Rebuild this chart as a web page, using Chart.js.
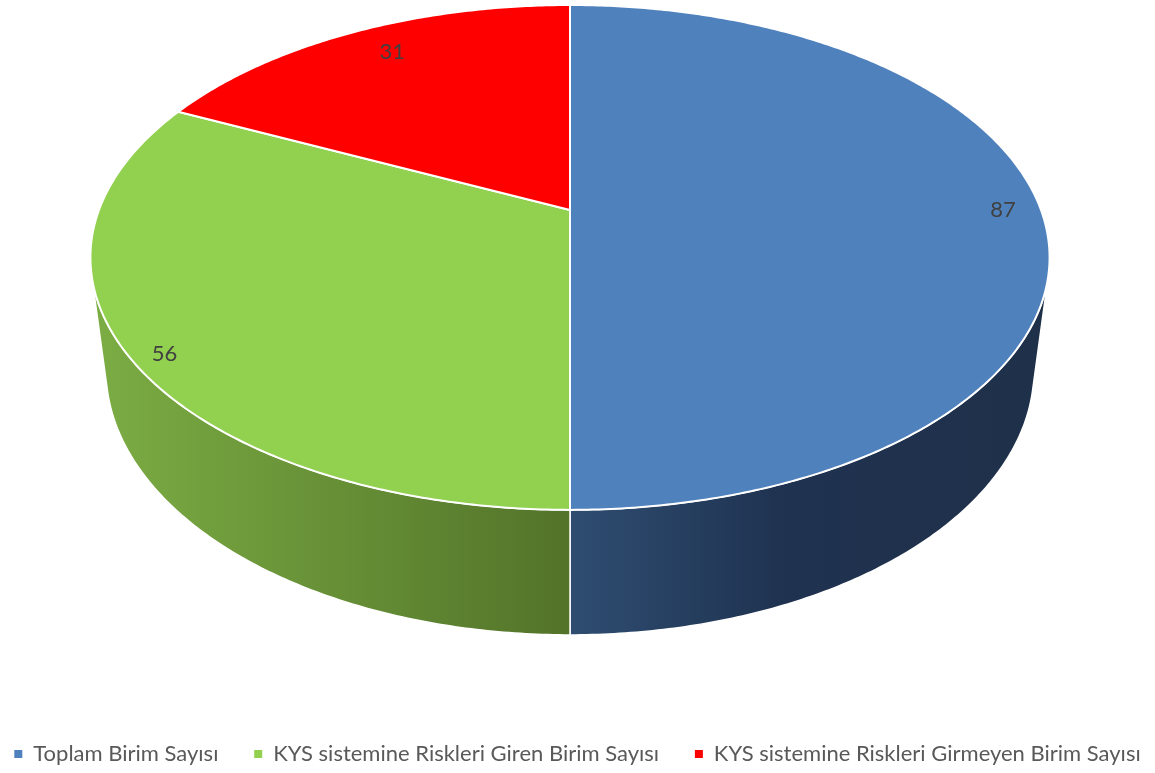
<!DOCTYPE html>
<html>
<head>
<meta charset="utf-8">
<script src="https://cdn.jsdelivr.net/npm/chart.js@4.4.1/dist/chart.umd.min.js"></script>
<style>
  html, body { margin: 0; padding: 0; background: #fff; overflow: hidden; }
  #wrap { width: 1155px; height: 775px; position: relative; }
</style>
</head>
<body>
<div id="wrap"><canvas id="pie"></canvas></div>
<script>
/* --- Données --- */
const categories = ['Toplam Birim Sayısı', 'KYS sistemine Riskleri Giren Birim Sayısı', 'KYS sistemine Riskleri Girmeyen Birim Sayısı'];
const values = [87, 56, 31];
const topColors = ['#4f81bd', '#92d050', '#ff0000'];
const wallStops = [
    [[0, '#2e4d71'], [0.45, '#1f3250'], [1, '#1f3049']],
    [[0, '#7cad44'], [1, '#527329']],
    [[0, '#b00000'], [1, '#800000']]
];

const FONT = 'Lato, "Open Sans", sans-serif';

/* --- Projection 3D (unités : rayon = 1) --- */
const TILT_SIN = 0.517, TILT_COS = 0.856;
const DIST = 4.554;          // distance caméra / rayon
const FOCAL = 2145;          // px
const DEPTH = 0.286;         // épaisseur du camembert
const TOP_OFFSET = 210;      // centre de la face supérieure, depuis le haut de la zone
const SHIFT_X = -7.5;        // décalage horizontal du camembert

function project(cx, cy, theta, r, depth) {
    const u = r * Math.sin(theta);
    const v = -r * Math.cos(theta);
    const z = DIST - v * TILT_COS + depth * TILT_SIN;
    const y = v * TILT_SIN + depth * TILT_COS;
    return { x: cx + FOCAL * u / z, y: cy + FOCAL * y / z };
}

function edgePath(ctx, cx, cy, a0, a1, r, depth, first) {
    const steps = Math.max(2, Math.ceil(Math.abs(a1 - a0) / 0.01));
    for (let i = 0; i <= steps; i++) {
        const p = project(cx, cy, a0 + (a1 - a0) * i / steps, r, depth);
        if (i === 0 && first) ctx.moveTo(p.x, p.y); else ctx.lineTo(p.x, p.y);
    }
}

const pie3d = {
    id: 'pie3d',
    beforeDatasetsDraw(chart) {
        const { ctx, chartArea } = chart;
        const arcs = chart.getDatasetMeta(0).data;
        const cx = arcs[0].x + SHIFT_X;
        const cy = chartArea.top + TOP_OFFSET;
        // partie visible de la paroi : cos(theta) < -1/(DIST*cos)
        const lim = Math.acos(-1 / (DIST * TILT_COS));
        const visFrom = lim, visTo = 2 * Math.PI - lim;

        ctx.save();
        ctx.lineJoin = 'round';

        // parois
        arcs.forEach((arc, i) => {
            const a0 = Math.max(arc.startAngle + Math.PI / 2, visFrom);
            const a1 = Math.min(arc.endAngle + Math.PI / 2, visTo);
            if (a1 <= a0) return;
            const pA = project(cx, cy, a0, 1, 0), pB = project(cx, cy, a1, 1, 0);
            const pC = project(cx, cy, a0, 1, DEPTH), pD = project(cx, cy, a1, 1, DEPTH);
            const xMin = Math.min(pA.x, pB.x, pC.x, pD.x), xMax = Math.max(pA.x, pB.x, pC.x, pD.x);
            const grad = ctx.createLinearGradient(xMin, 0, xMax, 0);
            wallStops[i].forEach(([o, c]) => grad.addColorStop(o, c));
            ctx.beginPath();
            edgePath(ctx, cx, cy, a0, a1, 1, 0, true);
            edgePath(ctx, cx, cy, a1, a0, 1, DEPTH, false);
            ctx.closePath();
            ctx.fillStyle = grad;
            ctx.fill();
            ctx.strokeStyle = '#ffffff';
            ctx.lineWidth = 1.5;
            ctx.stroke();
        });

        // faces supérieures
        arcs.forEach((arc, i) => {
            const a0 = arc.startAngle + Math.PI / 2, a1 = arc.endAngle + Math.PI / 2;
            ctx.beginPath();
            ctx.moveTo(cx, cy);
            edgePath(ctx, cx, cy, a0, a1, 1, 0, false);
            ctx.closePath();
            ctx.fillStyle = topColors[i];
            ctx.fill();
            ctx.strokeStyle = '#ffffff';
            ctx.lineWidth = 2;
            ctx.stroke();
        });

        // étiquettes de valeurs
        ctx.font = '22px ' + FONT;
        ctx.fillStyle = '#404040';
        ctx.textAlign = 'center';
        ctx.textBaseline = 'middle';
        arcs.forEach((arc, i) => {
            const mid = (arc.startAngle + arc.endAngle) / 2 + Math.PI / 2;
            const e = project(cx, cy, mid, 1, 0);
            const lx = e.x - 38 * Math.sign(Math.sin(mid));
            const ly = e.y + 24 * Math.max(0, Math.cos(mid));
            ctx.fillText(String(values[i]), lx, ly);
        });
        ctx.restore();
        return false;
    }
};

const pieLegendLabels = Chart.overrides.pie.plugins.legend.labels.generateLabels;

new Chart(document.getElementById('pie'), {
    type: 'pie',
    data: {
        labels: categories,
        datasets: [{ data: values, backgroundColor: topColors, borderWidth: 0 }]
    },
    options: {
        animation: false,
        responsive: true,
        maintainAspectRatio: false,
        plugins: {
            tooltip: { enabled: false },
            legend: {
                position: 'bottom',
                labels: {
                    boxWidth: 8,
                    boxHeight: 8,
                    padding: 0,
                    color: '#595959',
                    font: { family: FONT, size: 22 },
                    // espacement entre les entrées (évite le retour à la ligne)
                    generateLabels(chart) {
                        const items = pieLegendLabels(chart);
                        items.forEach((it, i) => {
                            it.lineWidth = 0;
                            if (i < items.length - 1) it.text = it.text + '\u2003\u2003\u2009';
                        });
                        return items;
                    }
                }
            }
        }
    },
    plugins: [pie3d]
});
</script>
</body>
</html>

▶ _Task statement_
Reproduce the data verbatim. Do not carry any picture into the copy.

▶ _Full solution_
Rebuild this chart as a web page, using Chart.js.
<!DOCTYPE html>
<html>
<head>
<meta charset="utf-8">
<script src="https://cdn.jsdelivr.net/npm/chart.js@4.4.1/dist/chart.umd.min.js"></script>
<style>
  html, body { margin: 0; padding: 0; background: #fff; overflow: hidden; }
  #wrap { width: 1155px; height: 775px; position: relative; }
</style>
</head>
<body>
<div id="wrap"><canvas id="pie"></canvas></div>
<script>
/* --- Données --- */
const categories = ['Toplam Birim Sayısı', 'KYS sistemine Riskleri Giren Birim Sayısı', 'KYS sistemine Riskleri Girmeyen Birim Sayısı'];
const values = [87, 56, 31];
const topColors = ['#4f81bd', '#92d050', '#ff0000'];
const wallStops = [
    [[0, '#2e4d71'], [0.45, '#1f3250'], [1, '#1f3049']],
    [[0, '#7cad44'], [1, '#527329']],
    [[0, '#b00000'], [1, '#800000']]
];

const FONT = 'Lato, "Open Sans", sans-serif';

/* --- Projection 3D (unités : rayon = 1) --- */
const TILT_SIN = 0.517, TILT_COS = 0.856;
const DIST = 4.554;          // distance caméra / rayon
const FOCAL = 2145;          // px
const DEPTH = 0.286;         // épaisseur du camembert
const TOP_OFFSET = 210;      // centre de la face supérieure, depuis le haut de la zone
const SHIFT_X = -7.5;        // décalage horizontal du camembert

function project(cx, cy, theta, r, depth) {
    const u = r * Math.sin(theta);
    const v = -r * Math.cos(theta);
    const z = DIST - v * TILT_COS + depth * TILT_SIN;
    const y = v * TILT_SIN + depth * TILT_COS;
    return { x: cx + FOCAL * u / z, y: cy + FOCAL * y / z };
}

function edgePath(ctx, cx, cy, a0, a1, r, depth, first) {
    const steps = Math.max(2, Math.ceil(Math.abs(a1 - a0) / 0.01));
    for (let i = 0; i <= steps; i++) {
        const p = project(cx, cy, a0 + (a1 - a0) * i / steps, r, depth);
        if (i === 0 && first) ctx.moveTo(p.x, p.y); else ctx.lineTo(p.x, p.y);
    }
}

const pie3d = {
    id: 'pie3d',
    beforeDatasetsDraw(chart) {
        const { ctx, chartArea } = chart;
        const arcs = chart.getDatasetMeta(0).data;
        const cx = arcs[0].x + SHIFT_X;
        const cy = chartArea.top + TOP_OFFSET;
        // partie visible de la paroi : cos(theta) < -1/(DIST*cos)
        const lim = Math.acos(-1 / (DIST * TILT_COS));
        const visFrom = lim, visTo = 2 * Math.PI - lim;

        ctx.save();
        ctx.lineJoin = 'round';

        // parois
        arcs.forEach((arc, i) => {
            const a0 = Math.max(arc.startAngle + Math.PI / 2, visFrom);
            const a1 = Math.min(arc.endAngle + Math.PI / 2, visTo);
            if (a1 <= a0) return;
            const pA = project(cx, cy, a0, 1, 0), pB = project(cx, cy, a1, 1, 0);
            const pC = project(cx, cy, a0, 1, DEPTH), pD = project(cx, cy, a1, 1, DEPTH);
            const xMin = Math.min(pA.x, pB.x, pC.x, pD.x), xMax = Math.max(pA.x, pB.x, pC.x, pD.x);
            const grad = ctx.createLinearGradient(xMin, 0, xMax, 0);
            wallStops[i].forEach(([o, c]) => grad.addColorStop(o, c));
            ctx.beginPath();
            edgePath(ctx, cx, cy, a0, a1, 1, 0, true);
            edgePath(ctx, cx, cy, a1, a0, 1, DEPTH, false);
            ctx.closePath();
            ctx.fillStyle = grad;
            ctx.fill();
            ctx.strokeStyle = '#ffffff';
            ctx.lineWidth = 1.5;
            ctx.stroke();
        });

        // faces supérieures
        arcs.forEach((arc, i) => {
            const a0 = arc.startAngle + Math.PI / 2, a1 = arc.endAngle + Math.PI / 2;
            ctx.beginPath();
            ctx.moveTo(cx, cy);
            edgePath(ctx, cx, cy, a0, a1, 1, 0, false);
            ctx.closePath();
            ctx.fillStyle = topColors[i];
            ctx.fill();
            ctx.strokeStyle = '#ffffff';
            ctx.lineWidth = 2;
            ctx.stroke();
        });

        // étiquettes de valeurs
        ctx.font = '22px ' + FONT;
        ctx.fillStyle = '#404040';
        ctx.textAlign = 'center';
        ctx.textBaseline = 'middle';
        arcs.forEach((arc, i) => {
            const mid = (arc.startAngle + arc.endAngle) / 2 + Math.PI / 2;
            const e = project(cx, cy, mid, 1, 0);
            const lx = e.x - 38 * Math.sign(Math.sin(mid));
            const ly = e.y + 24 * Math.max(0, Math.cos(mid));
            ctx.fillText(String(values[i]), lx, ly);
        });
        ctx.restore();
        return false;
    }
};

const pieLegendLabels = Chart.overrides.pie.plugins.legend.labels.generateLabels;

new Chart(document.getElementById('pie'), {
    type: 'pie',
    data: {
        labels: categories,
        datasets: [{ data: values, backgroundColor: topColors, borderWidth: 0 }]
    },
    options: {
        animation: false,
        responsive: true,
        maintainAspectRatio: false,
        plugins: {
            tooltip: { enabled: false },
            legend: {
                position: 'bottom',
                labels: {
                    boxWidth: 8,
                    boxHeight: 8,
                    padding: 0,
                    color: '#595959',
                    font: { family: FONT, size: 22 },
                    // espacement entre les entrées (évite le retour à la ligne)
                    generateLabels(chart) {
                        const items = pieLegendLabels(chart);
                        items.forEach((it, i) => {
                            it.lineWidth = 0;
                            if (i < items.length - 1) it.text = it.text + '\u2003\u2003\u2009';
                        });
                        return items;
                    }
                }
            }
        }
    },
    plugins: [pie3d]
});
</script>
</body>
</html>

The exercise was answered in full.